Sustainable Route for Molecularly Thin Cellulose Nanoribbons and Derived Nitrogen-Doped Carbon Electrocatalysts

Abstract

Ultrathin cellulose nanoribbons were extracted from earth-abundant biomass using 2,2,6,6-tetramethylpiperidine-1-oxyl-catalyzed (TEMPO-catalyzed) oxidation and sonication processes. By two TEMPO-oxide systems with different processing times, TEM and AFM observations indicate the obtained cellulose nanoribbons (Cel-NRs) with dimensions of 400–800 nm in length, 1.72–2.54 nm in width, and 0.78–2.67 nm in thickness. The dimension data indicate that the Cel-NRs from the TEMPO/NaBr/NaClO system are much shorter but contain more cellulose chains than those from the TEMPO/NaClO/NaClO2 system.

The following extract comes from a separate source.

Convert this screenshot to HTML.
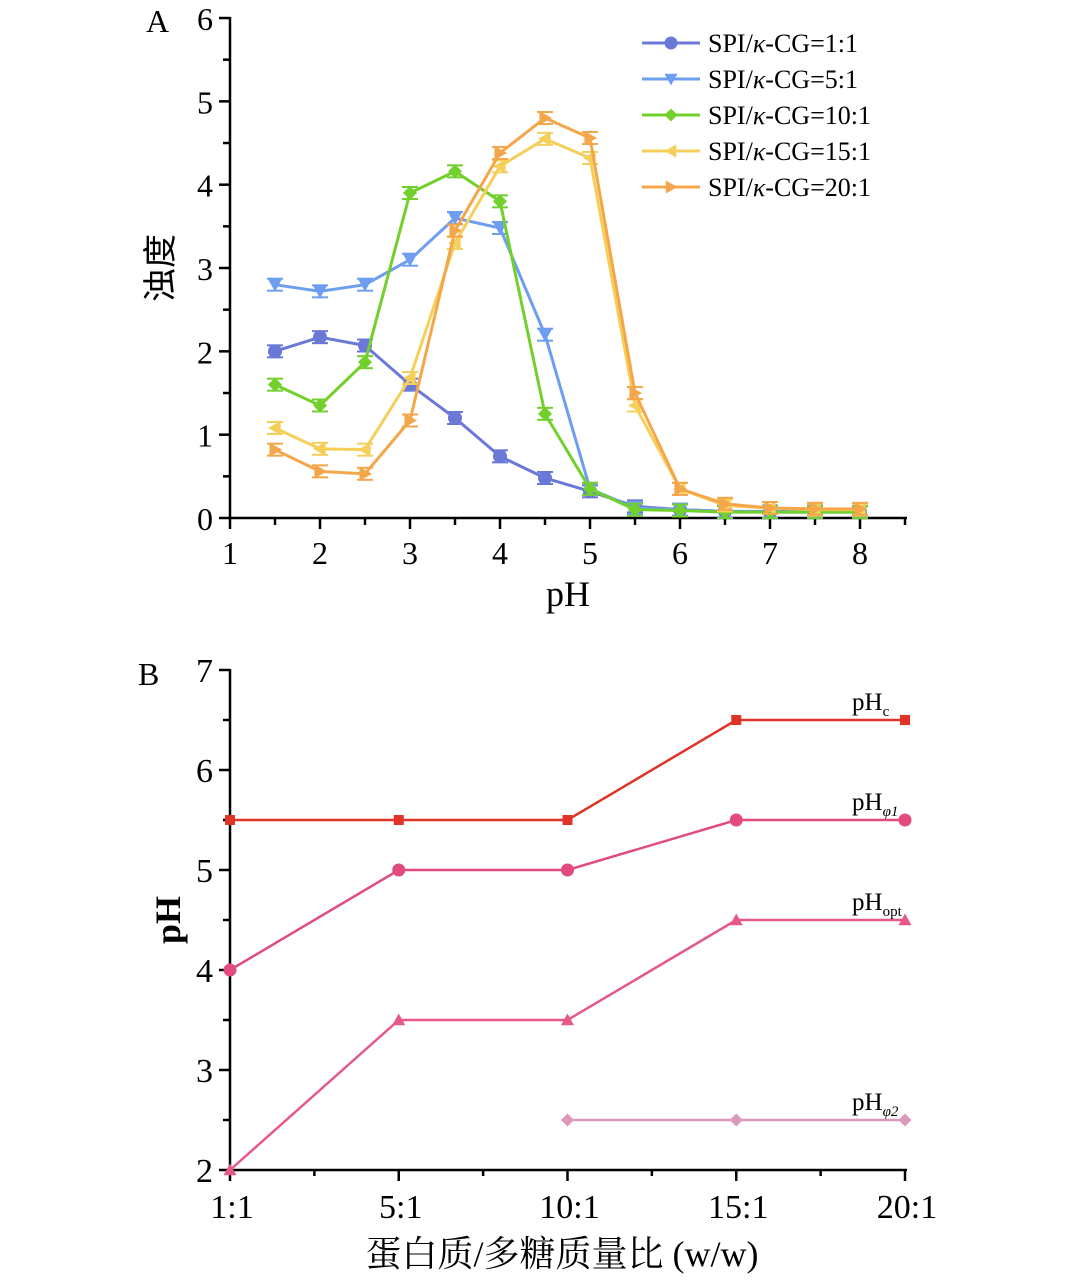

Moreover, these abundant biomass nanoribbons were fabricated from direct pyrolysis with NH3 activation. The obtained highly active nitrogen-doped carbon nanoribbons (N-CNRs) and metal-free oxygen reduction reaction (ORR) electrocatalysts show superb ORR activity (half-wave potential of 0.71 and 0.73 V versus reversible hydrogen electrode) and high selectivity (electron-transfer number of 3.26 and 3.74 at 0.8 V), comparable current density and onset potential (0.906 and 0.926 V), excellent electrochemical stability (higher than 89.5% and 91.6% after 20 000 potential cycles) in alkaline media, and better resistance to crossover effects in the ORR. More importantly, when used as a cathode catalyst for constructing the air electrode of the Zn–air battery, the N-CNRs exhibit super long-term stability and a capacity of 587 and 583 mAh g–1 at the discharge current densities of 5 and 20 mA cm–2, respectively, which are highly comparable with those of the state-of-the-art Pt/C catalyst (20 wt % Pt, Hispec 3000). This indicates that our present work is the first example of using atomically thin carbon nanoribbons as the metal-free electrocatalyst substitution to Pt for developing high-performance metal–air batteries from earth-abundant terrestrial plants.